THE PROBLEM: Of all the lines in the material, how many include the word "code"? Reply with the number alone.

**** INFORMATION SUPPLIED ****

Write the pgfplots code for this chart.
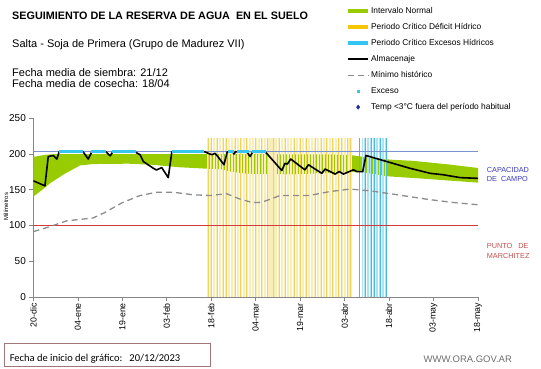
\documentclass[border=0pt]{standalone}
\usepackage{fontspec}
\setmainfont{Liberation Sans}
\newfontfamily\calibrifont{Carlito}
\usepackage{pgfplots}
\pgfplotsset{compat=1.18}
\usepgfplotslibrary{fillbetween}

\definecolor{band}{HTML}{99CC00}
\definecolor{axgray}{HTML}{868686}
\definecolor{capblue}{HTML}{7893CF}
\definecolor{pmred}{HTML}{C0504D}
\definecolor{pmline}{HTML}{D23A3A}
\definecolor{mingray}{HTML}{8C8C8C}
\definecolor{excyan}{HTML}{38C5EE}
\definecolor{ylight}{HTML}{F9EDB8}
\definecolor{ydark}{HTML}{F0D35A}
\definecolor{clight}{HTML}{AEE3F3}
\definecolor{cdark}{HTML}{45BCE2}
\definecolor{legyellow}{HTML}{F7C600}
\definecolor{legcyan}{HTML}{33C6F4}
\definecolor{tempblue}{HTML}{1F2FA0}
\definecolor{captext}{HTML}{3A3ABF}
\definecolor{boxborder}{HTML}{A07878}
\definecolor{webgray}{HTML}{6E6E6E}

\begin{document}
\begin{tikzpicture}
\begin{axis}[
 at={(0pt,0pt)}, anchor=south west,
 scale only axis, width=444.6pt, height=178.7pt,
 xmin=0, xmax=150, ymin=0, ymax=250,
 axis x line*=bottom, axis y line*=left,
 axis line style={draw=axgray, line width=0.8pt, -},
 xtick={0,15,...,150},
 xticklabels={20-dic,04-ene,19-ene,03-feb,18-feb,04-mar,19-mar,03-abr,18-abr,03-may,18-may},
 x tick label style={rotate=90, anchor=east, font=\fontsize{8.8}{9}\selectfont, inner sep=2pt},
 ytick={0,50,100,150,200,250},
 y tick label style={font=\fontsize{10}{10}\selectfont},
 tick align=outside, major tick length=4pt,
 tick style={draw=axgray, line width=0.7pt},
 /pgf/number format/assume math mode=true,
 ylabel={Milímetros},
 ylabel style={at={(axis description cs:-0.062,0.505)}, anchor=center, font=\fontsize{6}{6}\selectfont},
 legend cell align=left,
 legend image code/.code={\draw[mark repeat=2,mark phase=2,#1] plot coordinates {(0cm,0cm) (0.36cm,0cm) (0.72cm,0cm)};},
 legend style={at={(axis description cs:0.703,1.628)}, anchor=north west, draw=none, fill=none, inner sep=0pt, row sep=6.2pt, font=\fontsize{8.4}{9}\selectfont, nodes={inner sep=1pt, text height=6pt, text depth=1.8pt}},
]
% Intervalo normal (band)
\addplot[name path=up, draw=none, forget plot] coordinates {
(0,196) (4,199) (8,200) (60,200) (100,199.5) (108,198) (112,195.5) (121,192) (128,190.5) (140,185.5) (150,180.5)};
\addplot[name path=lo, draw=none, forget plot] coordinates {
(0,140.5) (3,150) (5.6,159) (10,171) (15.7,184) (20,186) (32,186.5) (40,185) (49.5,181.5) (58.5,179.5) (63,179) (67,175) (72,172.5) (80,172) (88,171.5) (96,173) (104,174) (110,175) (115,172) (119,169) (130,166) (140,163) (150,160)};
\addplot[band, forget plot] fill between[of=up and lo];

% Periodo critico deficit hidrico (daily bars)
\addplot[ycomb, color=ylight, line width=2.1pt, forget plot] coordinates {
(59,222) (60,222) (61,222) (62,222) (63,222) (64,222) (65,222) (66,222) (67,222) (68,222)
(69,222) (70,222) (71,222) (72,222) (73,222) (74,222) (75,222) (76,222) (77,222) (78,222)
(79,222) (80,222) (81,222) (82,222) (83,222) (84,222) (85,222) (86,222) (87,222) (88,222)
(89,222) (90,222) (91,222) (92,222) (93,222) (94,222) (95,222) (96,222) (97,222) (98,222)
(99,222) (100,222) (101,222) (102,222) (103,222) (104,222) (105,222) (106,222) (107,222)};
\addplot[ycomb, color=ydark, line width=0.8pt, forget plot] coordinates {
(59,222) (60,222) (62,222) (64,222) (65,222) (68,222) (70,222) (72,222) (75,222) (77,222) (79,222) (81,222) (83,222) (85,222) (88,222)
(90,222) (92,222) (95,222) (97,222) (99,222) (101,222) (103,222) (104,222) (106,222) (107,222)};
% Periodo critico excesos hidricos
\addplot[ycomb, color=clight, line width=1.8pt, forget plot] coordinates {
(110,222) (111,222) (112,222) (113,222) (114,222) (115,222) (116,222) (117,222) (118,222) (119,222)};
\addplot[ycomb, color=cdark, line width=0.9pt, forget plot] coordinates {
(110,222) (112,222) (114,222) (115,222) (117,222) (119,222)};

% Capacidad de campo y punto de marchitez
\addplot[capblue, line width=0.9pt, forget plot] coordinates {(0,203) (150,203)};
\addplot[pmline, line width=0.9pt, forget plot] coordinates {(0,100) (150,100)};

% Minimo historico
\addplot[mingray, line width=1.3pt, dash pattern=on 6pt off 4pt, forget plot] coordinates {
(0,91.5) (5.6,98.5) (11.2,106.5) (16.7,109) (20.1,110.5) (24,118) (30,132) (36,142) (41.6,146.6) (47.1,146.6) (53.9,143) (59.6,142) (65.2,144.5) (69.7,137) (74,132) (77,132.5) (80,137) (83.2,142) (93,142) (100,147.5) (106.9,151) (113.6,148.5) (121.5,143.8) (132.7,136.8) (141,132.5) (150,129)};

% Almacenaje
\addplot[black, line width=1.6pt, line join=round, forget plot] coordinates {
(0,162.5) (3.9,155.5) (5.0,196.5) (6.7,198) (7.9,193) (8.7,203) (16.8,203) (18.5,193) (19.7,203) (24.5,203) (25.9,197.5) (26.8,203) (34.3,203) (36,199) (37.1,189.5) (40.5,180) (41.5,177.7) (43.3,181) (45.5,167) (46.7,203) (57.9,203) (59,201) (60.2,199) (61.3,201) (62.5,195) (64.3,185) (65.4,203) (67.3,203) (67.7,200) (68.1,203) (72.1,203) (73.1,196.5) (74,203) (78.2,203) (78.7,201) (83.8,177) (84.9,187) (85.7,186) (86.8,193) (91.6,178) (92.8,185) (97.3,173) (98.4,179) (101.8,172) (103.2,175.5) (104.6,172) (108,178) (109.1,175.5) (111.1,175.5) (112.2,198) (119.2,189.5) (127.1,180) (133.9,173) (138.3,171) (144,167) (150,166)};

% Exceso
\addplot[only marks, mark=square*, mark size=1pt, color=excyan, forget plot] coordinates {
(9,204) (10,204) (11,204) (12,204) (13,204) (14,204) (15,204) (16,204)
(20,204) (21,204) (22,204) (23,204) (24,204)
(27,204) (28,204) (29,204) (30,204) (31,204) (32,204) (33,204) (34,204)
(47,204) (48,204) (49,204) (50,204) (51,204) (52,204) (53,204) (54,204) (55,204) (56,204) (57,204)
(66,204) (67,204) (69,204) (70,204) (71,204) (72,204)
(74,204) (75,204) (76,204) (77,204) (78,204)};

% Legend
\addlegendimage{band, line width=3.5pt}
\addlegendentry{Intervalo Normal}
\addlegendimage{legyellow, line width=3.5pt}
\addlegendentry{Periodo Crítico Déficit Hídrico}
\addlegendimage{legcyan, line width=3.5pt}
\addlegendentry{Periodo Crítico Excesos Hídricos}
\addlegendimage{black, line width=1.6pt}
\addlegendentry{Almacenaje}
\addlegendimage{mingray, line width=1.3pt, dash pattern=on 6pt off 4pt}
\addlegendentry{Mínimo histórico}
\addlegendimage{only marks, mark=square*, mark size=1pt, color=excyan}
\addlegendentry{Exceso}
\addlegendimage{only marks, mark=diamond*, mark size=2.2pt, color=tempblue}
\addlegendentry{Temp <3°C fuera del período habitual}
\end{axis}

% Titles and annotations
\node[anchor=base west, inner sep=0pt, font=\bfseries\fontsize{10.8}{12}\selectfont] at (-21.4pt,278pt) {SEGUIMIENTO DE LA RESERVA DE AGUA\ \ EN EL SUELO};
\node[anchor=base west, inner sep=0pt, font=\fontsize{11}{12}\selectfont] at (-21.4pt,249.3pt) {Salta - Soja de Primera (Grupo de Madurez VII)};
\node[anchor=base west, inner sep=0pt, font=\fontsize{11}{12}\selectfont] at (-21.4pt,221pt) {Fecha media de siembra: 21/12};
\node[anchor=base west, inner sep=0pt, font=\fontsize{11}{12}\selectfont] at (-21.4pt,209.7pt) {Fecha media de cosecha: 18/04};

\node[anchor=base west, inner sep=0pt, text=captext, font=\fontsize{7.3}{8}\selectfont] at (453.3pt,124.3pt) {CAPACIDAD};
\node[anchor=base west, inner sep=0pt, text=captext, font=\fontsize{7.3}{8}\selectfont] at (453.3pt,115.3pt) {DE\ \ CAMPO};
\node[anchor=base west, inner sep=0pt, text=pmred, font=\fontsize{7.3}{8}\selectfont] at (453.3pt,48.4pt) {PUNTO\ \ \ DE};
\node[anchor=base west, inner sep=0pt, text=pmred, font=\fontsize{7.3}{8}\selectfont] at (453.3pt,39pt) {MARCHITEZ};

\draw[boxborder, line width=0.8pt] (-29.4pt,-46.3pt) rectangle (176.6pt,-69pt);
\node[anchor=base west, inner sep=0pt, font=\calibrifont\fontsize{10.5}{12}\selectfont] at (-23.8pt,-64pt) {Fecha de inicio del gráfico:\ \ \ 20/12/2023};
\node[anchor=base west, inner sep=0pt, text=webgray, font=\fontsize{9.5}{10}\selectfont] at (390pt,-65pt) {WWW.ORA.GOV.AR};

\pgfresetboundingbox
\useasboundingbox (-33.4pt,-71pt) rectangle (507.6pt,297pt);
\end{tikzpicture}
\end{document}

****

SOLVED EXERCISE: 2